== DATA BLOCK ==

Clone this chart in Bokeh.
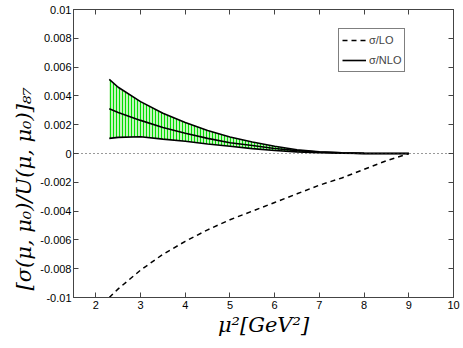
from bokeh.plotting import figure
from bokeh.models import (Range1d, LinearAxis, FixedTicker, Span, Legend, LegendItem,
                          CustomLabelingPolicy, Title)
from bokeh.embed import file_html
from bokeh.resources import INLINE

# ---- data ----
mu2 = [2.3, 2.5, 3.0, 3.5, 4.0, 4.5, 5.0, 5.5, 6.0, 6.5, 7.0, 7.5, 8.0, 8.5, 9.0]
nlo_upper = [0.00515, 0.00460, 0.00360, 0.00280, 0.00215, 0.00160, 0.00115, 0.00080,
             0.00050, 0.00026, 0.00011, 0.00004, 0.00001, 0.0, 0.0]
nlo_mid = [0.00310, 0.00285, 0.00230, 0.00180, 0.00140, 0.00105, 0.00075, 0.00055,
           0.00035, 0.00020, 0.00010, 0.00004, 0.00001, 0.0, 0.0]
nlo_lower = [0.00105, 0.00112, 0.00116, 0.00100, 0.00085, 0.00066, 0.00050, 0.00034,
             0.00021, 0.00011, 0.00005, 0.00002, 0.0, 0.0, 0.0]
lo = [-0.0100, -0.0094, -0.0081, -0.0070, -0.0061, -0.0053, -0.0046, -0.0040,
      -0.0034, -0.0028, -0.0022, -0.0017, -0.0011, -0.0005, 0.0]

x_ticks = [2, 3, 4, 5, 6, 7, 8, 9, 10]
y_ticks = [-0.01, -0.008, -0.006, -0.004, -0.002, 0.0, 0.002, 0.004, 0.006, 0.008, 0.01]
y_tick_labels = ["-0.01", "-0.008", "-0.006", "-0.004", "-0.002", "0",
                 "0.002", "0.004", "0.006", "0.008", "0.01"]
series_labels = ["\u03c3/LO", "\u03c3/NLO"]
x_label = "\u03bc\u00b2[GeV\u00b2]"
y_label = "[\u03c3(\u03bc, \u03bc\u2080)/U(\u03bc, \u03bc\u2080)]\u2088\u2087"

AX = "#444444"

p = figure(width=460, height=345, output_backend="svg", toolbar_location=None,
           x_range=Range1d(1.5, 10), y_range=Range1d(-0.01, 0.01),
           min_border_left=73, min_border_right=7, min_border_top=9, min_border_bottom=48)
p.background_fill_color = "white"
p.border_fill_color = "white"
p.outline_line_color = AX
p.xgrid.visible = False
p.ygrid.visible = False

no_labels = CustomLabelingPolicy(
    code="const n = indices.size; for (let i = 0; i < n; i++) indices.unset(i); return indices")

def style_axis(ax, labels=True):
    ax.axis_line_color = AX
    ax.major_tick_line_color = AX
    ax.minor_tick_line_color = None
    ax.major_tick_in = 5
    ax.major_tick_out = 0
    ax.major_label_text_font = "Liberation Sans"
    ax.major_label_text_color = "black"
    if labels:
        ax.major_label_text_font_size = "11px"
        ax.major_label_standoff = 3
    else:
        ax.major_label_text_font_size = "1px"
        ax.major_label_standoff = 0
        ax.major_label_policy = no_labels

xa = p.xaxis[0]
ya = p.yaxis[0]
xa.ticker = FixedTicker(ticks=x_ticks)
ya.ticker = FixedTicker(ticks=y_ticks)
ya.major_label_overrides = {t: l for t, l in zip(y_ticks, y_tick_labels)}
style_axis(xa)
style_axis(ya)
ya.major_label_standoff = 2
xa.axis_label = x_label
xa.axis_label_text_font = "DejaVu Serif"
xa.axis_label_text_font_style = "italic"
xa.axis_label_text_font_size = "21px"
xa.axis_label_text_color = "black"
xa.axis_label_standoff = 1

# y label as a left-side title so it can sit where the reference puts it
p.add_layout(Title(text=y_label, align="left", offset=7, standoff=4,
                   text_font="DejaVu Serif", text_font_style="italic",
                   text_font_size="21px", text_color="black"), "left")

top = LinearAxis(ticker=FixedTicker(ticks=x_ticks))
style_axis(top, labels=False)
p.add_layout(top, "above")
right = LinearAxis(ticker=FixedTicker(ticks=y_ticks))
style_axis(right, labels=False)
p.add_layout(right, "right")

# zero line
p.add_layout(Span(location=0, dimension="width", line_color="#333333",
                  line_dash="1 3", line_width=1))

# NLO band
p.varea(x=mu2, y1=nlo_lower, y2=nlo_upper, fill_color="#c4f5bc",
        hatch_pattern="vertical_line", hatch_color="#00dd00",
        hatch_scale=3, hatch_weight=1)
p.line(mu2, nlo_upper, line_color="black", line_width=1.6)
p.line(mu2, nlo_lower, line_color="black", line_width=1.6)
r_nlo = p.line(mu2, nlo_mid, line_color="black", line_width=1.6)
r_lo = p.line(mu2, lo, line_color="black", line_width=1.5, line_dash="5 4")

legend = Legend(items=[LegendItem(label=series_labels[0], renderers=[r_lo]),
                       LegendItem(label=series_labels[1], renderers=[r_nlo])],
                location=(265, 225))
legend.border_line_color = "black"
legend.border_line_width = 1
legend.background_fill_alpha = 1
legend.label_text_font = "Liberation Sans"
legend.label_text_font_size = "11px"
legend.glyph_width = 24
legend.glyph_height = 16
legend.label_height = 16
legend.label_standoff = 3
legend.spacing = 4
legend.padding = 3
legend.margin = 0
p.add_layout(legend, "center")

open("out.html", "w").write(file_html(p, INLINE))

== YOUR INSTRUCTIONS ==
Transcribe the material exactly, keeping every word and none of the pictures.

== THE RESULT ==
Clone this chart in Bokeh.
from bokeh.plotting import figure
from bokeh.models import (Range1d, LinearAxis, FixedTicker, Span, Legend, LegendItem,
                          CustomLabelingPolicy, Title)
from bokeh.embed import file_html
from bokeh.resources import INLINE

# ---- data ----
mu2 = [2.3, 2.5, 3.0, 3.5, 4.0, 4.5, 5.0, 5.5, 6.0, 6.5, 7.0, 7.5, 8.0, 8.5, 9.0]
nlo_upper = [0.00515, 0.00460, 0.00360, 0.00280, 0.00215, 0.00160, 0.00115, 0.00080,
             0.00050, 0.00026, 0.00011, 0.00004, 0.00001, 0.0, 0.0]
nlo_mid = [0.00310, 0.00285, 0.00230, 0.00180, 0.00140, 0.00105, 0.00075, 0.00055,
           0.00035, 0.00020, 0.00010, 0.00004, 0.00001, 0.0, 0.0]
nlo_lower = [0.00105, 0.00112, 0.00116, 0.00100, 0.00085, 0.00066, 0.00050, 0.00034,
             0.00021, 0.00011, 0.00005, 0.00002, 0.0, 0.0, 0.0]
lo = [-0.0100, -0.0094, -0.0081, -0.0070, -0.0061, -0.0053, -0.0046, -0.0040,
      -0.0034, -0.0028, -0.0022, -0.0017, -0.0011, -0.0005, 0.0]

x_ticks = [2, 3, 4, 5, 6, 7, 8, 9, 10]
y_ticks = [-0.01, -0.008, -0.006, -0.004, -0.002, 0.0, 0.002, 0.004, 0.006, 0.008, 0.01]
y_tick_labels = ["-0.01", "-0.008", "-0.006", "-0.004", "-0.002", "0",
                 "0.002", "0.004", "0.006", "0.008", "0.01"]
series_labels = ["\u03c3/LO", "\u03c3/NLO"]
x_label = "\u03bc\u00b2[GeV\u00b2]"
y_label = "[\u03c3(\u03bc, \u03bc\u2080)/U(\u03bc, \u03bc\u2080)]\u2088\u2087"

AX = "#444444"

p = figure(width=460, height=345, output_backend="svg", toolbar_location=None,
           x_range=Range1d(1.5, 10), y_range=Range1d(-0.01, 0.01),
           min_border_left=73, min_border_right=7, min_border_top=9, min_border_bottom=48)
p.background_fill_color = "white"
p.border_fill_color = "white"
p.outline_line_color = AX
p.xgrid.visible = False
p.ygrid.visible = False

no_labels = CustomLabelingPolicy(
    code="const n = indices.size; for (let i = 0; i < n; i++) indices.unset(i); return indices")

def style_axis(ax, labels=True):
    ax.axis_line_color = AX
    ax.major_tick_line_color = AX
    ax.minor_tick_line_color = None
    ax.major_tick_in = 5
    ax.major_tick_out = 0
    ax.major_label_text_font = "Liberation Sans"
    ax.major_label_text_color = "black"
    if labels:
        ax.major_label_text_font_size = "11px"
        ax.major_label_standoff = 3
    else:
        ax.major_label_text_font_size = "1px"
        ax.major_label_standoff = 0
        ax.major_label_policy = no_labels

xa = p.xaxis[0]
ya = p.yaxis[0]
xa.ticker = FixedTicker(ticks=x_ticks)
ya.ticker = FixedTicker(ticks=y_ticks)
ya.major_label_overrides = {t: l for t, l in zip(y_ticks, y_tick_labels)}
style_axis(xa)
style_axis(ya)
ya.major_label_standoff = 2
xa.axis_label = x_label
xa.axis_label_text_font = "DejaVu Serif"
xa.axis_label_text_font_style = "italic"
xa.axis_label_text_font_size = "21px"
xa.axis_label_text_color = "black"
xa.axis_label_standoff = 1

# y label as a left-side title so it can sit where the reference puts it
p.add_layout(Title(text=y_label, align="left", offset=7, standoff=4,
                   text_font="DejaVu Serif", text_font_style="italic",
                   text_font_size="21px", text_color="black"), "left")

top = LinearAxis(ticker=FixedTicker(ticks=x_ticks))
style_axis(top, labels=False)
p.add_layout(top, "above")
right = LinearAxis(ticker=FixedTicker(ticks=y_ticks))
style_axis(right, labels=False)
p.add_layout(right, "right")

# zero line
p.add_layout(Span(location=0, dimension="width", line_color="#333333",
                  line_dash="1 3", line_width=1))

# NLO band
p.varea(x=mu2, y1=nlo_lower, y2=nlo_upper, fill_color="#c4f5bc",
        hatch_pattern="vertical_line", hatch_color="#00dd00",
        hatch_scale=3, hatch_weight=1)
p.line(mu2, nlo_upper, line_color="black", line_width=1.6)
p.line(mu2, nlo_lower, line_color="black", line_width=1.6)
r_nlo = p.line(mu2, nlo_mid, line_color="black", line_width=1.6)
r_lo = p.line(mu2, lo, line_color="black", line_width=1.5, line_dash="5 4")

legend = Legend(items=[LegendItem(label=series_labels[0], renderers=[r_lo]),
                       LegendItem(label=series_labels[1], renderers=[r_nlo])],
                location=(265, 225))
legend.border_line_color = "black"
legend.border_line_width = 1
legend.background_fill_alpha = 1
legend.label_text_font = "Liberation Sans"
legend.label_text_font_size = "11px"
legend.glyph_width = 24
legend.glyph_height = 16
legend.label_height = 16
legend.label_standoff = 3
legend.spacing = 4
legend.padding = 3
legend.margin = 0
p.add_layout(legend, "center")

open("out.html", "w").write(file_html(p, INLINE))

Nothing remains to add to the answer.